For the next five years, Kao's aunt worked to officially adopt him and his siblings, bringing them to America where they met some of their family for the first time.

“At that time, he was 5’4”, really short for a seventh grader. I felt that I could use this as a tool to mentor him, and that’s how it started,” said his cousin Solomon Ehiogu. 

Never having played basketball before, Kao’s older cousin trained him, but many years passed before he saw results from his hard work. 

“Freshman year made the team, but I didn’t really play that much. Sophomore year didn’t really play that much either. I was a junior on JV, and then I finally played varsity my senior year,” said Kao. 

Kao wasn’t highly recruited coming out of high school, but Solomon had a plan. 

“We said, 'OK , you’re going to do one year. It’s either going to be NAIA or JUCO. We’re going to get your IG up a little bit, and from there, we’re going to go to a bigger school.' Then when he went to UTA we said, 'OK, we’re going to go to a bigger school again,” said Solomon. 

The closest Kao had ever been to head coach Penny Hardaway was his character on NBA2K, the video game.

Getting the personal call from Hardaway asking Kao to join the Memphis Tigers was a dream come true.  

“First thing I told him, I said 'you don’t know how crazy this is. I use you on 2k all the time, and now you’re recruiting me to play for your school.' That’s crazy to me,” Kao explained. 

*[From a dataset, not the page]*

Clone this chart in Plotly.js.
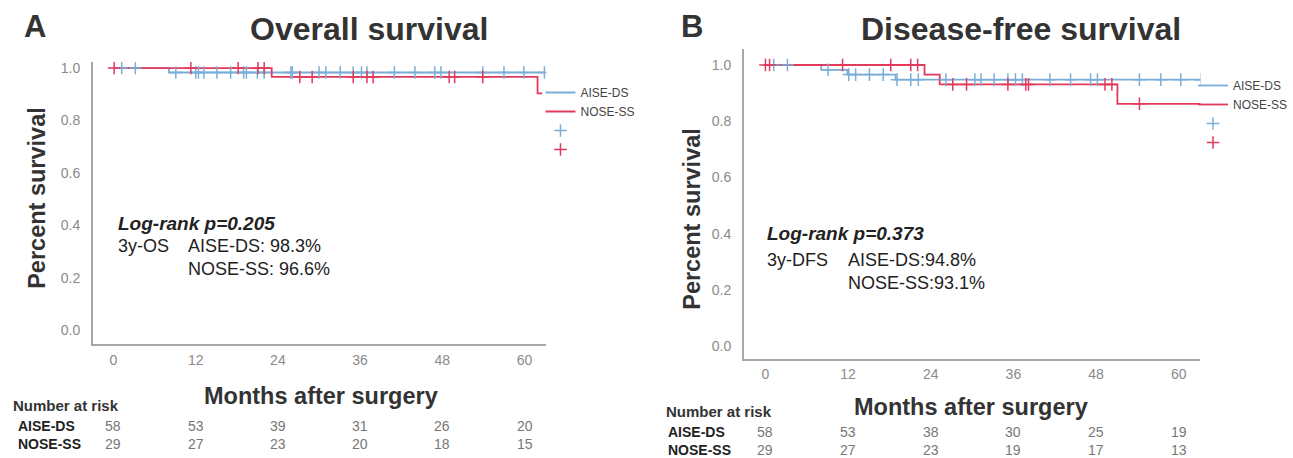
<!DOCTYPE html>
<html>
<head>
<meta charset="utf-8">
<script src="https://cdn.plot.ly/plotly-3.0.1.min.js"></script>
<style>
html,body{margin:0;padding:0;background:#fff;}
#chart{width:1293px;height:458px;}
</style>
</head>
<body>
<div id="chart"></div>
<script>
// ---------- DATA ----------
const groups = ["AISE-DS", "NOSE-SS"];
// Panel A: Overall survival (step curves: event times / survival after event)
const osAiseTime = [0, 8.1, 62.9];
const osAiseSurv = [1.0, 0.983, 0.983];
const osNoseTime = [0, 23.1, 61.9, 62.6];
const osNoseSurv = [1.0, 0.966, 0.903, 0.903];
const osAiseCensor = [1.2, 3.2, 9.1, 12.0, 12.4, 13.2, 15.1, 17.1, 19.0, 19.4, 21.0, 22.0, 25.9, 26.1, 30.0, 31.0, 33.1, 35.0, 36.2, 37.0, 41.0, 44.0, 46.9, 47.8, 53.9, 57.0, 59.9, 62.9];
const osNoseCensor = [0.1, 11.3, 18.2, 21.1, 22.0, 27.2, 29.0, 35.0, 37.0, 37.9, 49.0, 49.8, 53.9];
// Panel B: Disease-free survival
const dfsAiseTime = [0, 8.1, 11.9, 18.9, 63.2];
const dfsAiseSurv = [1.0, 0.983, 0.966, 0.948, 0.948];
const dfsNoseTime = [0, 23.1, 25.3, 51.1, 63.5];
const dfsNoseSurv = [1.0, 0.966, 0.931, 0.862, 0.862];
const dfsAiseCensor = [1.2, 3.2, 9.1, 12.1, 13.1, 15.1, 17.1, 19.1, 21.1, 22.2, 26.2, 30.4, 31.3, 33.2, 35.2, 36.3, 37.3, 41.3, 44.3, 47.2, 48.2, 54.3, 57.4, 60.3, 63.2];
const dfsNoseCensor = [0.0, 0.6, 11.2, 18.2, 21.1, 22.1, 27.2, 29.2, 35.2, 37.8, 38.2, 49.3, 50.3, 54.3];
// Number at risk
const riskTimes = [0, 12, 24, 36, 48, 60];
const osRiskAise = [58, 53, 39, 31, 26, 20];
const osRiskNose = [29, 27, 23, 20, 18, 15];
const dfsRiskAise = [58, 53, 38, 30, 25, 19];
const dfsRiskNose = [29, 27, 23, 19, 17, 13];
const yTicks = [0, 0.2, 0.4, 0.6, 0.8, 1.0];
const xTicks = [0, 12, 24, 36, 48, 60];

// ---------- STYLE ----------
const W = 1293, H = 458;
const RED = "#e23a5c", BLUE = "#7aaed8";
const FONT = "Liberation Sans, Arial, Helvetica, sans-serif";
const px = v => v / W;          // pixel -> paper x
const py = v => 1 - v / H;      // pixel -> paper y

function survAt(times, surv, t) {
  let s = surv[0];
  for (let i = 0; i < times.length; i++) { if (times[i] <= t) s = surv[i]; }
  return s;
}

function curve(times, surv, color, name, xa, ya, lg) {
  return {x: times, y: surv, type: "scatter", mode: "lines", line: {shape: "hv", color: color, width: 1.8},
          name: name, xaxis: xa, yaxis: ya, legend: lg, hoverinfo: "x+y"};
}
function censor(ct, times, surv, color, xa, ya, lg) {
  return {x: ct, y: ct.map(t => survAt(times, surv, t)), type: "scatter", mode: "markers",
          marker: {symbol: "cross-thin", size: 9, line: {color: color, width: 1.5}, color: color},
          name: " ", xaxis: xa, yaxis: ya, legend: lg, hoverinfo: "x+y"};
}

const data = [
  curve(osAiseTime, osAiseSurv, BLUE, groups[0], "x", "y", "legend"),
  curve(osNoseTime, osNoseSurv, RED, groups[1], "x", "y", "legend"),
  censor(osAiseCensor, osAiseTime, osAiseSurv, BLUE, "x", "y", "legend"),
  censor(osNoseCensor, osNoseTime, osNoseSurv, RED, "x", "y", "legend"),
  curve(dfsAiseTime, dfsAiseSurv, BLUE, groups[0], "x2", "y2", "legend2"),
  curve(dfsNoseTime, dfsNoseSurv, RED, groups[1], "x2", "y2", "legend2"),
  censor(dfsAiseCensor, dfsAiseTime, dfsAiseSurv, BLUE, "x2", "y2", "legend2"),
  censor(dfsNoseCensor, dfsNoseTime, dfsNoseSurv, RED, "x2", "y2", "legend2")
];

function xaxisDef(domain, range, standoff) {
  return {domain: domain, range: range, tickvals: xTicks, ticktext: xTicks.map(String), ticks: "",
          showgrid: false, zeroline: false, showline: true, linecolor: "#a8a8a8", linewidth: 1.5,
          tickfont: {family: FONT, size: 14, color: "#8a8a8a"}, ticklabelstandoff: standoff, fixedrange: true};
}
function yaxisDef(domain, range, anchor) {
  return {domain: domain, range: range, tickvals: yTicks, tickformat: ".1f", ticks: "", anchor: anchor,
          showgrid: false, zeroline: false, showline: true, linecolor: "#a8a8a8", linewidth: 1.5,
          tickfont: {family: FONT, size: 14, color: "#8a8a8a"}, ticklabelstandoff: 8, fixedrange: true};
}

const ann = [];
function txt(x, y, t, opt) {
  ann.push(Object.assign({x: px(x), y: py(y), xref: "paper", yref: "paper", text: t, showarrow: false,
    xanchor: "left", yanchor: "middle", font: {family: FONT, size: 19, color: "#222"}}, opt || {}));
}
// Panel labels and titles
txt(35, 27, "<b>A</b>", {xanchor: "center", font: {family: FONT, size: 31, color: "#333"}});
txt(371, 29, "<b>Overall survival</b>", {xanchor: "center", font: {family: FONT, size: 32, color: "#333"}});
txt(695, 27, "<b>B</b>", {xanchor: "center", font: {family: FONT, size: 31, color: "#333"}});
txt(1026, 29, "<b>Disease-free survival</b>", {xanchor: "center", font: {family: FONT, size: 32, color: "#333"}});
// Axis titles
txt(37, 198, "<b>Percent survival</b>", {xanchor: "center", textangle: -90, font: {family: FONT, size: 23.5, color: "#333"}});
txt(695, 219, "<b>Percent survival</b>", {xanchor: "center", textangle: -90, font: {family: FONT, size: 23.5, color: "#333"}});
txt(322, 396, "<b>Months after surgery</b>", {xanchor: "center", font: {family: FONT, size: 23.5, color: "#333"}});
txt(976, 407, "<b>Months after surgery</b>", {xanchor: "center", font: {family: FONT, size: 23.5, color: "#333"}});
// Statistics text
const statFont = {family: FONT, size: 18, color: "#222"};
txt(117, 223, "<b><i>Log-rank p=0.205</i></b>", {font: {family: FONT, size: 19, color: "#222"}});
txt(117, 246, "3y-OS", {font: statFont});
txt(187, 257, "AISE-DS: 98.3%<br>NOSE-SS: 96.6%", {align: "left", font: statFont});
txt(769, 233, "<b><i>Log-rank p=0.373</i></b>", {font: {family: FONT, size: 19, color: "#222"}});
txt(769, 260, "3y-DFS", {font: statFont});
txt(850, 271, "AISE-DS:94.8%<br>NOSE-SS:93.1%", {align: "left", font: statFont});
// Number at risk
txt(11, 405, "<b>Number at risk</b>", {font: {family: FONT, size: 15, color: "#333"}});
txt(667, 411, "<b>Number at risk</b>", {font: {family: FONT, size: 15, color: "#333"}});
const rowLabel = "<b>" + groups[0] + "<br>" + groups[1] + "</b>";
txt(16, 435, rowLabel, {align: "left", font: {family: FONT, size: 14, color: "#222"}});
txt(669, 441, rowLabel, {align: "left", font: {family: FONT, size: 14, color: "#222"}});
function riskCols(top, bottom, xref, yPix) {
  riskTimes.forEach((t, i) => {
    ann.push({x: t, xref: xref, y: py(yPix), yref: "paper", text: top[i] + "<br>" + bottom[i], showarrow: false,
      xanchor: "center", yanchor: "middle", align: "center", font: {family: FONT, size: 14, color: "#777"}});
  });
}
riskCols(osRiskAise, osRiskNose, "x", 435);
riskCols(dfsRiskAise, dfsRiskNose, "x2", 441);

const legendStyle = {font: {family: FONT, size: 12, color: "#444"}, bgcolor: "rgba(0,0,0,0)",
  borderwidth: 0, xanchor: "left", yanchor: "top", tracegroupgap: 0, itemwidth: 30, traceorder: "normal"};

const layout = {
  width: W, height: H,
  margin: {l: 0, r: 0, t: 0, b: 0},
  paper_bgcolor: "#fff", plot_bgcolor: "#fff",
  showlegend: true,
  xaxis: xaxisDef([px(93), px(549)], [-3.05, 63.2], 3),
  yaxis: yaxisDef([py(344), py(62)], [-0.053, 1.023], "x"),
  xaxis2: Object.assign(xaxisDef([px(747), px(1206)], [-3.18, 63.15], 2), {anchor: "y2"}),
  yaxis2: yaxisDef([py(359), py(49)], [-0.046, 1.057], "x2"),
  legend: Object.assign({x: px(543), y: py(78)}, legendStyle),
  legend2: Object.assign({x: px(1199), y: py(71)}, legendStyle),
  annotations: ann
};

Plotly.newPlot("chart", data, layout, {displayModeBar: false, staticPlot: true});
</script>
</body>
</html>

From not making the team in seventh grade to now joining the Memphis Tigers as one of the newest team players, Kao’s perseverance has allowed him to go from what he said was very few fans in the stands to possibly playing in front of one of the largest home crowds in college basketball.

“I would be doing all of these crazy things, making these crazy plays, but the fans weren’t live enough because there was nobody there. So I know it’s going to be a lot different at Memphis,” Kao said.